— start —

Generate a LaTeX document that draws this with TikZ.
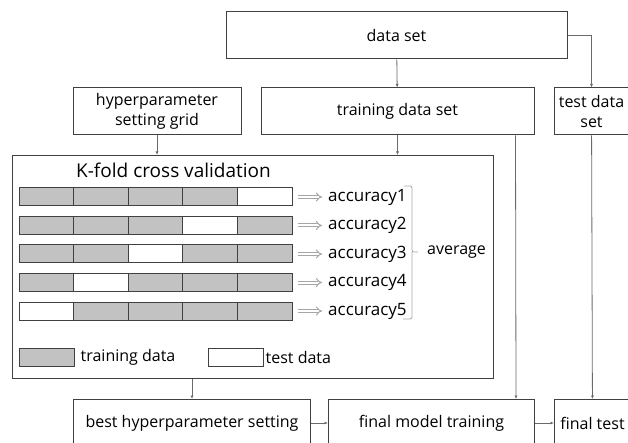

— end —
— start —

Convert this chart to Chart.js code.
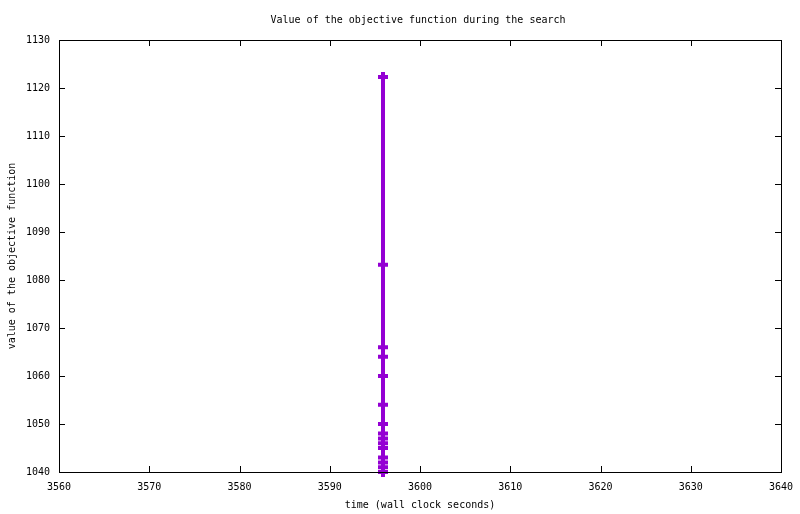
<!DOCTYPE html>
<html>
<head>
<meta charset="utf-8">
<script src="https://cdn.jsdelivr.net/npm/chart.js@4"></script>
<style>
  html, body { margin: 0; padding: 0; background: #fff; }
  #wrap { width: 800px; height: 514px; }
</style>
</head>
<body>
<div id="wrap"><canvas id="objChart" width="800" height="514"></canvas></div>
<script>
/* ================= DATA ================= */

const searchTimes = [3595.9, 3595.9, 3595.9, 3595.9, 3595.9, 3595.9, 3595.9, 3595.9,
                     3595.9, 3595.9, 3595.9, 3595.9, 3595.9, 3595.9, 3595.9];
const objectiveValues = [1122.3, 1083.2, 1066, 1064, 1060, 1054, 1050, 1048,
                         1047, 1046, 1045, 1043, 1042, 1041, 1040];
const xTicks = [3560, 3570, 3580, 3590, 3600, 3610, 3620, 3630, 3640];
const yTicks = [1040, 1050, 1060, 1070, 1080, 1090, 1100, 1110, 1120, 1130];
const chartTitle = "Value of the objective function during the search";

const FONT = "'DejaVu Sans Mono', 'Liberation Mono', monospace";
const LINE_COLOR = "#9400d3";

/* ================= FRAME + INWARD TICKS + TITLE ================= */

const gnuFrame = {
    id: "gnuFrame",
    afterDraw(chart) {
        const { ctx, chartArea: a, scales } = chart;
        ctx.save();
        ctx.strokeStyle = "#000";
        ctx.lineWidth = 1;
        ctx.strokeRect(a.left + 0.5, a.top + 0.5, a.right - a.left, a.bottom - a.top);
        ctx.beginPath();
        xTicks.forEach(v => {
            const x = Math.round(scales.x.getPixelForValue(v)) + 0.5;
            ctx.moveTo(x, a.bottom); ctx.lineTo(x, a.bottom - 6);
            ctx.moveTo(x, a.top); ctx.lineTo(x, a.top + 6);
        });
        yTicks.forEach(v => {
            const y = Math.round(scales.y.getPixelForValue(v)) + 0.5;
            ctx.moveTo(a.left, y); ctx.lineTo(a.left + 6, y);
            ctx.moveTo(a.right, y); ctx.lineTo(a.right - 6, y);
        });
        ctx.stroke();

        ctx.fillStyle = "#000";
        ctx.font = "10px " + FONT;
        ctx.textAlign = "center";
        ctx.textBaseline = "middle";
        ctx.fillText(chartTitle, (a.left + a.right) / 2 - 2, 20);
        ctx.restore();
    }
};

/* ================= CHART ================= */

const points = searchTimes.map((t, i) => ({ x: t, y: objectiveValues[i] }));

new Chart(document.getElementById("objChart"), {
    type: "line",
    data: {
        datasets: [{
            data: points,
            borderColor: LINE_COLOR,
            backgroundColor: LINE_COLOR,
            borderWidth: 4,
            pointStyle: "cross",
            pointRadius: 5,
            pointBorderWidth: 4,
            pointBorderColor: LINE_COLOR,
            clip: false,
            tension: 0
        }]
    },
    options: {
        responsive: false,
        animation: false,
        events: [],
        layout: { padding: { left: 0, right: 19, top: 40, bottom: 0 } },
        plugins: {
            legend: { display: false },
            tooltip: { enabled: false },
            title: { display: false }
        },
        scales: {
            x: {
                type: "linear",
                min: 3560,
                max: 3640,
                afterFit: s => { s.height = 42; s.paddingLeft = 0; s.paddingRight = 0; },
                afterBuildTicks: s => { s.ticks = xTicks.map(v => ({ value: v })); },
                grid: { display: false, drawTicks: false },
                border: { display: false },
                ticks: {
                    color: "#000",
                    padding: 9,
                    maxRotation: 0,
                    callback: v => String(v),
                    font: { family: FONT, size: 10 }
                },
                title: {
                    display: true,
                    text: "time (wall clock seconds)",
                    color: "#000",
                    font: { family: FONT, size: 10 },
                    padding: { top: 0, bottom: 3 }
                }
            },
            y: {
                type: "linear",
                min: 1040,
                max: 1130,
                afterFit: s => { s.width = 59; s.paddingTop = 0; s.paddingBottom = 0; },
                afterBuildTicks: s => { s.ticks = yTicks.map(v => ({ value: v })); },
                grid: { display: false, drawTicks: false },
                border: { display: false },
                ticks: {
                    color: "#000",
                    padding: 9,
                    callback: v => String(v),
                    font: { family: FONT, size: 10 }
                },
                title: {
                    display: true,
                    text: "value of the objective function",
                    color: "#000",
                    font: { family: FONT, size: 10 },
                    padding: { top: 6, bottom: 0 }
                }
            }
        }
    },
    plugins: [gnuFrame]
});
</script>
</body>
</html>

— end —

### Set problem
Note each line of the entries that has "this" in it, and copy those lines.

### Worked solution
Generate a LaTeX document that draws this with TikZ.
Convert this chart to Chart.js code.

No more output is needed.